When I was about six, I decided I wanted to get my ears pierced. My mom was enthused about the idea and took me to the mall to get it done at one of those little jewelry shops. (Yes, yes, I know, that’s a terrible place to have it done, but it was the 1990s, and that fact wasn’t as well known, and it’s not the point of this story).

I was nervous about it, but I was excited, too. My mom was honest with me and told me it would hurt a little bit but not for long, and she was sure I could be a big brave girl.

When we got there, there was another mother there with her daughter, who was slightly younger than me. The little girl was less sold on the idea of getting pierced, but she was also very tempted by the pretty jewelry she would get to wear if she did, and she was having a hard time deciding one way or the other. My mom, clearly bursting with motherly pride, offered to let the little girl watch me get mine done to see that it wasn’t that bad.

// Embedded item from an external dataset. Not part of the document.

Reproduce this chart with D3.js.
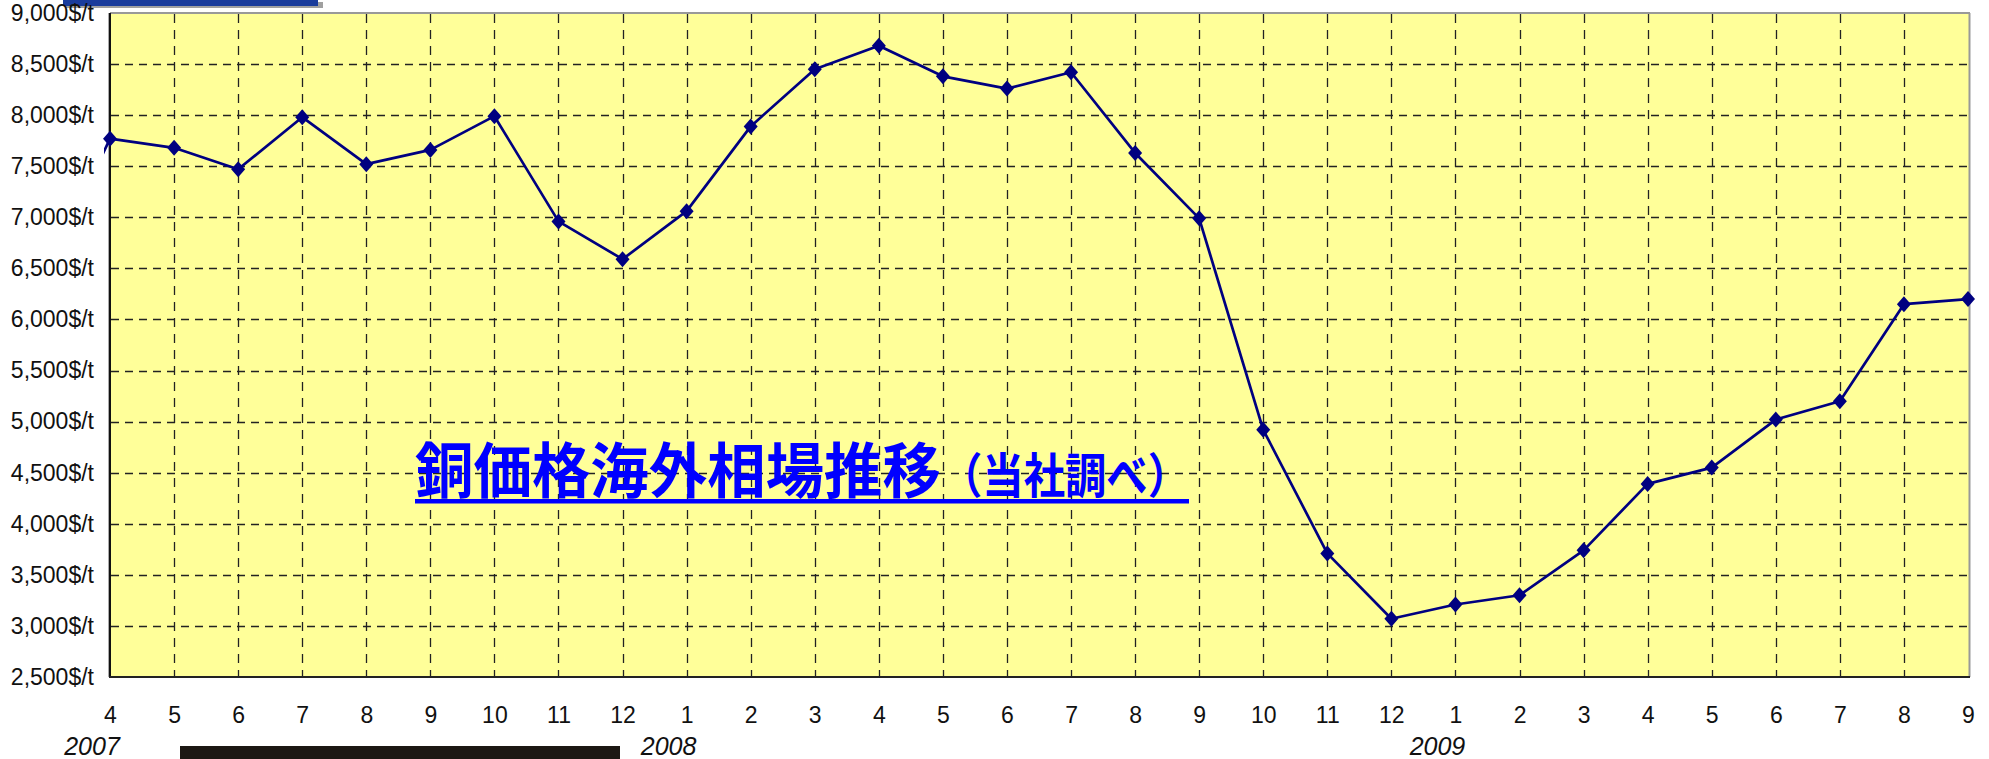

Now with an audience, I was extra determined to be a big girl. I sat down in the chair, the piercer got the ladybug earrings I’d selected ready, and in a few seconds, I had them newly attached to my earlobes.

To be honest, it really didn’t hurt that badly. I even said so after the first one, all smiles, and barely flinched for the second. But about thirty seconds later, as my mom was talking to the other girl’s mom and the little girl was starting to pick out her own set of earrings…

Me: “Mommy? I feel kinda funny…”

And that was how we learned that I have a vasovagal response exacerbated by orthostatic hypotension. Or, to put it more succinctly, I faint a lot and with very little provocation. They had to lay me down on the floor and put me in the recovery position until my blood pressure stabilized while the other little girl looked on in horror. She did not get her ears pierced that day, and my mom apologized to the other mother profusely.

And now, more than twenty-five years later, I am very familiar with the recovery position, and I can’t have any of the piercings I want!